If Hwang cannot play, or is limited, Park expects those problems to deepen. Without his control in midfield, Korea risk becoming even more reliant on isolated flashes from their stars.
For Park, everything funnels toward one night in Guadalajara.
“I think the first match against Czechia will be the most important one,” he said. “This is the one Korea must win, and they will be in trouble if they don't get it done. Czechia are not an offensive-minded team, and Korea may have difficulty breaking through their defense.”
Seo echoes that sense of jeopardy around the opener.
“In our World Cup history, the outcome of the first match often determined the fate for the rest of the tournament,” he said. “Mexico will be a tough test in the second match, and if we don't win the first match, we will be in big trouble.”
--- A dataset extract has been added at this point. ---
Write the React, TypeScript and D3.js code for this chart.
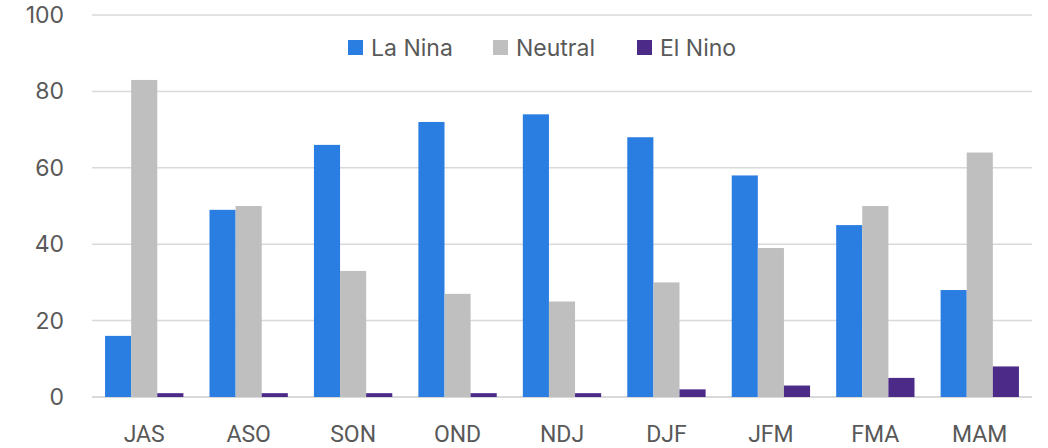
import React from 'react'
import { scaleBand, scaleLinear } from 'd3'

const seasons = ['JAS', 'ASO', 'SON', 'OND', 'NDJ', 'DJF', 'JFM', 'FMA', 'MAM']
const series = ['La Nina', 'Neutral', 'El Nino']
const laNina = [16, 49, 66, 72, 74, 68, 58, 45, 28]
const neutral = [83, 50, 33, 27, 25, 30, 39, 50, 64]
const elNino = [1, 1, 1, 1, 1, 2, 3, 5, 8]
const yTicks = [0, 20, 40, 60, 80, 100]
const colors = ['#2a7de1', '#bfbfbf', '#4b2a88']

const W = 1048
const H = 448
const left = 92
const right = 1032
const top = 15
const bottom = 397
const font = 'Inter, Roboto, sans-serif'
const catFont = 'Roboto, Arial, sans-serif'
const textColor = '#595959'

const App = () => {
    const values = [laNina, neutral, elNino]
    const x0 = scaleBand().domain(seasons).range([left, right]).paddingInner(0.25).paddingOuter(0.125)
    const x1 = scaleBand().domain(series).range([0, x0.bandwidth()])
    const y = scaleLinear().domain([0, 100]).range([bottom, top])
    const legendX = [348, 493, 637]

    return (
        <svg width={W} height={H} style={{ position: 'absolute', left: 0, top: 0 }}>
            <rect width={W} height={H} fill='#fff' />
            {yTicks.map((t) => (
                <g key={t}>
                    <line x1={left} x2={right} y1={y(t)} y2={y(t)} stroke='#d9d9d9' strokeWidth={t === 0 ? 2 : 1.5} />
                    <text x={64} y={y(t)} dy='0.35em' textAnchor='end' fontFamily={font} fontSize={23} fill={textColor}>{t}</text>
                </g>
            ))}
            {seasons.map((s, i) => (
                <g key={s} transform={`translate(${x0(s)},0)`}>
                    {series.map((k, j) => {
                        const v = values[j][i]
                        return (
                            <rect key={k} x={x1(k)} y={y(v)} width={x1.bandwidth()} height={bottom - y(v)}
                                fill={colors[j]} />
                        )
                    })}
                    <text x={x0.bandwidth() / 2} y={433.5} dy='0.35em' textAnchor='middle' fontFamily={catFont} fontSize={23} fill={textColor}>{s}</text>
                </g>
            ))}
            {series.map((k, j) => (
                <g key={k} transform={`translate(${legendX[j]},0)`}>
                    <rect x={0} y={40} width={15} height={15} fill={colors[j]} />
                    <text x={23} y={47.5} dy='0.35em' fontFamily={font} fontSize={23} fill={textColor}>{k}</text>
                </g>
            ))}
        </svg>
    )
}

export default App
Kim Dae-gil looks at the same fixture list and circles a different date. For him, the real hinge point comes a week later.
“I think Korea and Mexico will battle for the top spot in the group,” he said, casting the June 18 clash as a probable shootout for first place.
So the picture is set.
A coach under pressure. A fan base torn between habit and apathy. A gifted but shallow core, leaning heavily on Son Heung-min and Lee Kang-in, while waiting anxiously on Hwang In-beom’s ankle. A kind draw, a forgiving format, and a World Cup that offers as much opportunity as it does risk.
Korea have a month to turn unease into momentum. When they walk out against Czechia in Guadalajara, we will find out whether this cycle bends toward another knockout run — or whether the boos from home were an early verdict on a campaign destined to fall short.